Any campaign strategy that relies on Wall Street's media wing to be anything but an enemy is doomed to fail. Not to say any campaign is doomed, just one that expects only hostility from Wall Street media.

This obviously requires a two-pronged strategy that builds a campaigns own network of communications combined with trying to educate supporter not to read and certainly not to believe anything that Wall Street's media says. We win when they try a last ditch slander/scandal against one of our candidates and no-one is even listening or if they are listening then they are laughing while staying connected to the campaign directly and hearing the truth from them.

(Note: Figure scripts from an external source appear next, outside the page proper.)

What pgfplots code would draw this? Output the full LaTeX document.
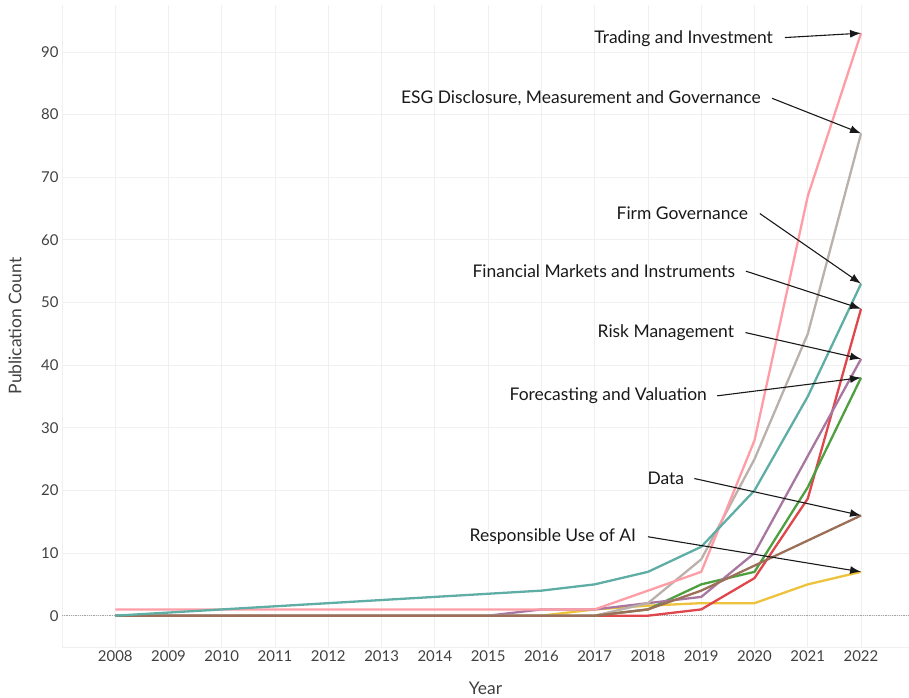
\documentclass[border=0pt]{standalone}
\usepackage{fontspec}
\setmainfont{Lato}
\usepackage{pgfplots}
\pgfplotsset{compat=1.18}
\usetikzlibrary{arrows.meta,calc}

\definecolor{tpink}{HTML}{FF9DA7}
\definecolor{tgrey}{HTML}{BAB0AC}
\definecolor{tteal}{HTML}{5FAEA5}
\definecolor{tred}{HTML}{E0474C}
\definecolor{tpurple}{HTML}{A877A0}
\definecolor{tgreen}{HTML}{4E9F40}
\definecolor{tbrown}{HTML}{9C6F58}
\definecolor{tyellow}{HTML}{EDC23C}

\newcommand{\lab}{\fontsize{17.5}{20}\selectfont}
\newcommand{\tck}{\fontsize{15}{17}\selectfont}

\begin{document}
\begin{tikzpicture}
\begin{axis}[
    name=ax, at={(0,0)}, anchor=south west,
    scale only axis,
    width=847bp, height=642bp,
    xmin=2007, xmax=2022.9,
    ymin=-5, ymax=97.5,
    xtick={2008,...,2022},
    ytick={0,10,...,90},
    extra x ticks={2007}, extra x tick labels={},
    extra y ticks={-5}, extra y tick labels={},
    grid=major,
    grid style={draw=black!6, line width=0.8bp},
    axis line style={draw=none},
    major tick style={draw=none},
    /pgf/number format/assume math mode=true,
    x tick label style={/pgf/number format/1000 sep={}},
    ticklabel style={font=\tck, text=black!75},
    xlabel={Year}, ylabel={Publication Count},
    xlabel style={at={(axis description cs:0.5,0)}, anchor=center, yshift=-41bp, font=\lab, text=black!75},
    ylabel style={at={(axis description cs:0,0.5)}, anchor=center, yshift=47bp, font=\lab, text=black!75},
    every axis plot/.append style={line width=2.3bp, no marks, line join=round},
    clip=false,
  ]
  \draw[densely dotted, black!35, line width=0.8bp] (axis cs:2007,0) -- (axis cs:2022.9,0);

  % Responsible Use of AI
  \addplot[tyellow] coordinates {
    (2008,0) (2009,0) (2010,0) (2011,0) (2012,0) (2013,0) (2014,0) (2015,0)
    (2016,0) (2017,1) (2018,1.6) (2019,2) (2020,2) (2021,5) (2022,7)};
  % Financial Markets and Instruments
  \addplot[tred] coordinates {
    (2008,0) (2009,0) (2010,0) (2011,0) (2012,0) (2013,0) (2014,0) (2015,0)
    (2016,0) (2017,0) (2018,0) (2019,1) (2020,6) (2021,18.7) (2022,49)};
  % Forecasting and Valuation
  \addplot[tgreen] coordinates {
    (2008,0) (2009,0) (2010,0) (2011,0) (2012,0) (2013,0) (2014,0) (2015,0)
    (2016,0) (2017,0) (2018,1) (2019,5) (2020,7) (2021,20.5) (2022,38)};
  % Risk Management
  \addplot[tpurple] coordinates {
    (2008,0) (2009,0) (2010,0) (2011,0) (2012,0) (2013,0) (2014,0) (2015,0)
    (2016,1) (2017,1) (2018,2) (2019,3) (2020,10) (2021,25.5) (2022,41)};
  % ESG Disclosure, Measurement and Governance
  \addplot[tgrey] coordinates {
    (2008,0) (2009,0) (2010,0) (2011,0) (2012,0) (2013,0) (2014,0) (2015,0)
    (2016,0) (2017,0) (2018,2) (2019,9) (2020,25) (2021,45) (2022,77)};
  % Data
  \addplot[tbrown] coordinates {
    (2008,0) (2009,0) (2010,0) (2011,0) (2012,0) (2013,0) (2014,0) (2015,0)
    (2016,0) (2017,0) (2018,1) (2019,4) (2020,8) (2021,12) (2022,16)};
  % Trading and Investment
  \addplot[tpink] coordinates {
    (2008,1) (2009,1) (2010,1) (2011,1) (2012,1) (2013,1) (2014,1) (2015,1)
    (2016,1) (2017,1) (2018,4) (2019,7) (2020,28) (2021,67) (2022,93)};
  % Firm Governance
  \addplot[tteal] coordinates {
    (2008,0) (2009,0.5) (2010,1) (2011,1.5) (2012,2) (2013,2.5) (2014,3) (2015,3.5)
    (2016,4) (2017,5) (2018,7) (2019,11) (2020,20) (2021,35) (2022,53)};

  % annotations
  \tikzset{ann/.style={anchor=east, font=\lab, text=black!90, inner sep=0pt},
           arr/.style={-{Latex[length=11bp,width=8bp]}, line width=1.1bp, black!90}}
  \node[ann] at (axis cs:2020.35,92.2) {Trading and Investment};
  \draw[arr] (axis cs:2020.57,92.3) -- (axis cs:2022,93);
  \node[ann] at (axis cs:2020.12,82.6) {ESG Disclosure, Measurement and Governance};
  \draw[arr] (axis cs:2020.33,82.6) -- (axis cs:2022,77);
  \node[ann] at (axis cs:2019.88,64.2) {Firm Governance};
  \draw[arr] (axis cs:2020.1,64.2) -- (axis cs:2022,53);
  \node[ann] at (axis cs:2019.64,55) {Financial Markets and Instruments};
  \draw[arr] (axis cs:2019.84,55) -- (axis cs:2022,49);
  \node[ann] at (axis cs:2019.62,45.2) {Risk Management};
  \draw[arr] (axis cs:2019.83,45.2) -- (axis cs:2022,41);
  \node[ann] at (axis cs:2019.11,35.1) {Forecasting and Valuation};
  \draw[arr] (axis cs:2019.3,35.1) -- (axis cs:2022,38);
  \node[ann] at (axis cs:2018.68,21.9) {Data};
  \draw[arr] (axis cs:2018.87,21.9) -- (axis cs:2022,16);
  \node[ann] at (axis cs:2017.78,12.6) {Responsible Use of AI};
  \draw[arr] (axis cs:2018.0,12.6) -- (axis cs:2022,7);
\end{axis}
\pgfresetboundingbox
\path ($(ax.south west)+(-62bp,-51bp)$) rectangle ($(ax.north east)+(0bp,5bp)$);
\end{tikzpicture}
\end{document}
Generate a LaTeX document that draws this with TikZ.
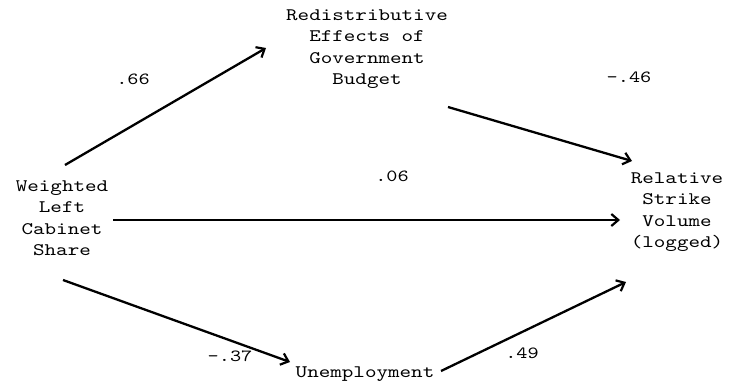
\documentclass[tikz,border=0pt]{standalone}
\usepackage{fontspec}
\usetikzlibrary{arrows.meta}
\newfontfamily\twfont[FakeStretch=1.25]{lmmono10-regular.otf}
\begin{document}
\begin{tikzpicture}[x=1pt,y=-1pt,
  lbl/.style={font=\twfont\fontsize{17.6}{21.5}\selectfont, align=center, inner sep=0pt},
  coef/.style={font=\twfont\fontsize{17}{21}\selectfont, inner sep=0pt},
  path/.style={line width=2.3pt, -{Straight Barb[length=7pt,width=12pt,line width=2.2pt]}}]
\useasboundingbox[fill=white] (0,0) rectangle (733,386);
\node[lbl] (wl) at (62,218) {Weighted\\Left\\Cabinet\\Share};
\node[lbl] (rd) at (367,49) {Redistributive\\Effects of\\Government\\Budget};
\node[lbl] (rs) at (677,212) {Relative\\Strike\\Volume\\(logged)};
\node[lbl] (un) at (365,374) {Unemployment};
\coordinate (a1) at (65,165);
\coordinate (a2) at (266,48);
\coordinate (b1) at (448,107);
\coordinate (b2) at (632,161);
\coordinate (c1) at (113,220);
\coordinate (c2) at (620,220);
\coordinate (d1) at (63,280);
\coordinate (d2) at (290,362);
\coordinate (e1) at (441,371);
\coordinate (e2) at (626,282);
\draw[path] (a1) -- (a2);
\draw[path] (b1) -- (b2);
\draw[path] (c1) -- (c2);
\draw[path] (d1) -- (d2);
\draw[path] (e1) -- (e2);
\node[coef] (k1) at (133,79) {.66};
\node[coef] (k2) at (629,77) {-.46};
\node[coef] (k3) at (392,176) {.06};
\node[coef] (k4) at (230,356) {-.37};
\node[coef] (k5) at (522,353) {.49};
\end{tikzpicture}
\end{document}
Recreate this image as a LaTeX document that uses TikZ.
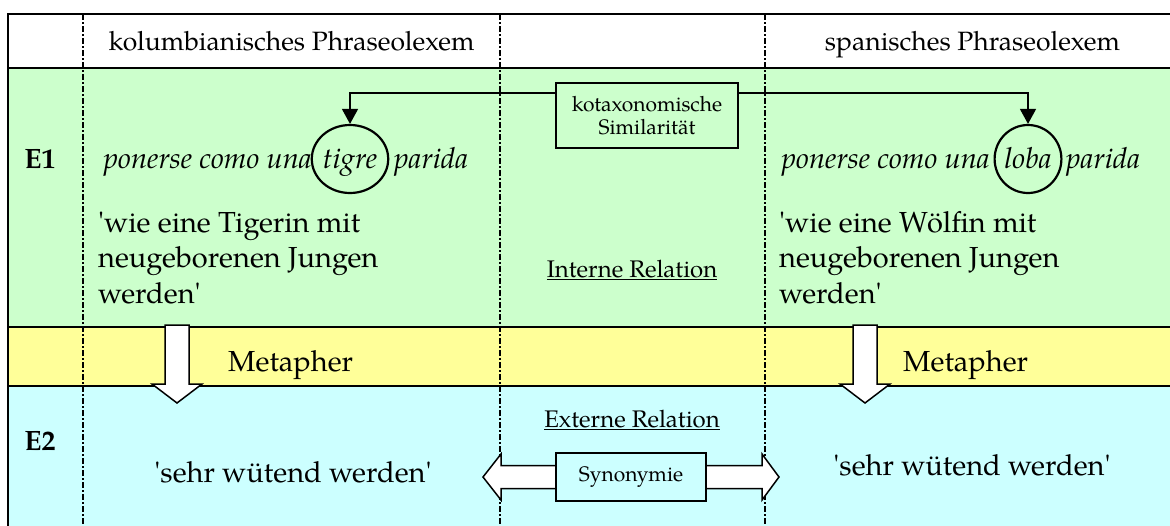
\documentclass[tikz,border=0pt]{standalone}
\usepackage{fontspec}
\setmainfont{TeX Gyre Pagella}
\usetikzlibrary{arrows.meta,shapes.geometric}
\definecolor{rowgreen}{HTML}{CCFFCC}
\definecolor{rowyellow}{HTML}{FFFF99}
\definecolor{rowcyan}{HTML}{CCFFFF}
\newcommand{\fsz}[2]{\fontsize{#1}{#2}\selectfont}
\newcommand{\sq}{\textquotesingle}

\begin{document}
\begin{tikzpicture}[x=1pt,y=-1pt,
  rule/.style={line width=2pt},
  colsep/.style={line width=1.3pt, dash pattern=on 6pt off 2pt on 2pt off 2pt},
  hdr/.style={font=\fsz{26.5}{32}, anchor=base, inner sep=0},
  lbl/.style={font=\bfseries\fsz{28}{34}, anchor=base, inner sep=0},
  idiom/.style={font=\itshape\fsz{29}{35}, inner sep=0},
  body/.style={font=\fsz{29}{35.5}, inner sep=0},
  gloss/.style={body, align=left, anchor=base west},
  rel/.style={font=\fsz{24}{29}, anchor=base, inner sep=0},
  ring/.style={draw, ellipse, line width=2.2pt, minimum width=66pt, minimum height=68pt,
    inner sep=0, text height=20pt, text depth=2pt, font=\itshape\fsz{29}{35}},
  tagbox/.style={draw, line width=2.5pt, inner sep=0, font=\fsz{21}{23}, align=center},
  conn/.style={line width=1.5pt, -{Triangle[length=15pt,width=16pt]}},
  fatarrow/.style={draw, fill=white, line width=1.5pt, line join=miter},
]
\useasboundingbox (0,0) rectangle (1170,525);

% row backgrounds
\fill[white]     (8,14)  rectangle (1172,68);
\fill[rowgreen]  (8,68)  rectangle (1172,327);
\fill[rowyellow] (8,327) rectangle (1172,386);
\fill[rowcyan]   (8,386) rectangle (1172,527);

% table rules
\draw[rule] (1172,14) -- (8,14) -- (8,527);
\draw[rule] (8,68)  -- (1172,68);
\draw[rule] (8,327) -- (1172,327);
\draw[rule] (8,386) -- (1172,386);

% column separators
\draw[colsep] (83,14)  -- (83,527);
\draw[colsep] (500,14) -- (500,527);
\draw[colsep] (765,14) -- (765,527);

% header row
\node[hdr] (hleft)  at (291.5,50) {kolumbianisches Phraseolexem};
\node[hdr] (hright) at (972.5,50) {spanisches Phraseolexem};

% row labels
\node[lbl] (e1) at (40,168) {E1};
\node[lbl] (e2) at (40,450) {E2};

% idioms with the exchanged animal circled
\node[ring] (tigre) at (350,159) {tigre};
\node[idiom, anchor=base east] (lpre)  at (312,168) {ponerse como una};
\node[idiom, anchor=base west] (lpost) at (394,168) {parida};
\node[ring] (loba) at (1028,159) {loba};
\node[idiom, anchor=base east] (rpre)  at (990,168) {ponerse como una};
\node[idiom, anchor=base west] (rpost) at (1066,168) {parida};

% literal glosses (anchored on the baseline of their last line)
\node[gloss] (lgloss) at (98,303)  {\sq wie eine Tigerin mit\\neugeborenen Jungen\\werden\sq};
\node[gloss] (rgloss) at (779,303) {\sq wie eine Wölfin mit\\neugeborenen Jungen\\werden\sq};

% relation captions
\node[rel] (intrel) at (632,277) {\underline{Interne Relation}};
\node[rel] (extrel) at (632,427) {\underline{Externe Relation}};

% metaphor step: hollow block arrows pointing down
\foreach \c in {177,865}{
  \draw[fatarrow] (\c-12,325) -- (\c+12,325) -- (\c+12,384) -- (\c+25,384)
    -- (\c,403) -- (\c-25,384) -- (\c-12,384) -- cycle;
}
\node[body, anchor=base west] (lmet) at (228,371) {Metapher};
\node[body, anchor=base west] (rmet) at (903,371) {Metapher};

% figurative meanings
\node[body, anchor=base] (lsense) at (293,482) {\sq sehr wütend werden\sq};
\node[body, anchor=base] (rsense) at (972,475) {\sq sehr wütend werden\sq};

% synonymy between the two meanings: hollow double arrow behind the box
\draw[fatarrow] (483,477) -- (501,454) -- (501,465.5) -- (762,465.5) -- (762,454)
  -- (779,477) -- (762,500) -- (762,488.5) -- (501,488.5) -- (501,500) -- cycle;
\node[tagbox, fill=rowcyan, minimum width=150pt, minimum height=48pt] (syn) at (631,477) {Synonymie};

% cotaxonomic similarity between the two animals
\node[tagbox, fill=rowgreen, minimum width=182pt, minimum height=65pt] (kot) at (647,115.5)
  {kotaxonomische\\Similarität};
\draw[conn] ([yshift=22.5pt]kot.west) -| (tigre.north);
\draw[conn] ([yshift=22.5pt]kot.east) -| (loba.north);
\end{tikzpicture}
\end{document}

Articles like this walk the line on this. It is an important part to educate people as their lies to teach them to boycott these 'news' sources and turn them off. But, its useless to just whine and complain that this isn't fair. In a modern corporate American election, nothing is going to be fair. The key messages in a article like this need to be 1) turn them off and 2) organize to fight back.

Anonymous said...

"concentrate all of our resources on an independent/3rd party campaign"
You need at least a chance to bat if you expect to get a hit. Unfortunately here in the Great Heartland independent/3rd parties often aren't even allowed in the park. Write-in votes can nullify an entire ballot. No, it appears Bernie has made the correct decision and this writer is planning on backing him to the hilt. Have followed his career for years and have long envied Vermonters for having the opportunity to be represented by one of such conviction and integrity.
As to the naysayers and skeptics out there, consider the following:

Go Bernie

Anonymous said...

The choice is no longer between liberals and neoliberals, both agree on judicial supremacy to expand individual rights. Liberals like Sanders hold
corporations aren't individuals, a quibble. Against the liberals are the republicans who are concerned with separation of powers. This is an extinct species that includes Madison, Jefferson, JQA, Lincoln, TR, FDR. Here the expansion of rights by the Court could be viewed as a coup d'etat on the Dred Scott model. Although the Republican party once mobilized a civil war against the neoliberals on the issue of the Court's tyranny, the stealth Court has arranged for the demise of republicans, who with the exception of one or two law professors, no longer exist. The nation's republican past is also written out of the history books as Washington and other prominent Virginians are deemed non persons because of their offenses against human rights. Lincoln is deemed a racist. TR is deemed a war monger, FDR a tyrant. Discussion of separation of powers and specifically Court power are considered only in the liberal language of individual rights. There is no republican underground, literally no republicans, just as there are no Jolson imitators singing in black face. So republicanism is reinterpreted as a separation of ethnicities and rights interests. Any mention of the government's powers is usurpation of the Court's privileged supremacy to determine these. For instance, Congress's enumerated power to judge elections is subordinated to the Court's determination of free speech rights. Liberals know that the free speech clause doesn't say money talks. But they want an amendment to make sure the Court knows that. Being innocent of any knowledge about how government works they believe a primitive myth that Congress has no power to judge elections or strip the Court's jurisdiction. The liberals and neoliberals form an oligarchic cult. Republicans were democrats, but like the earth being round in 1400, everyone knows today that democracy is impossible. Hence Congress's permanent low approval rating is an essential feature of liberal/neoliberal Court-dominated oligarchy. US individual rights will conquer the planet as Hitler and Tojo couldn't and inevitably make it uninhabitable by their privileged carbon emissions.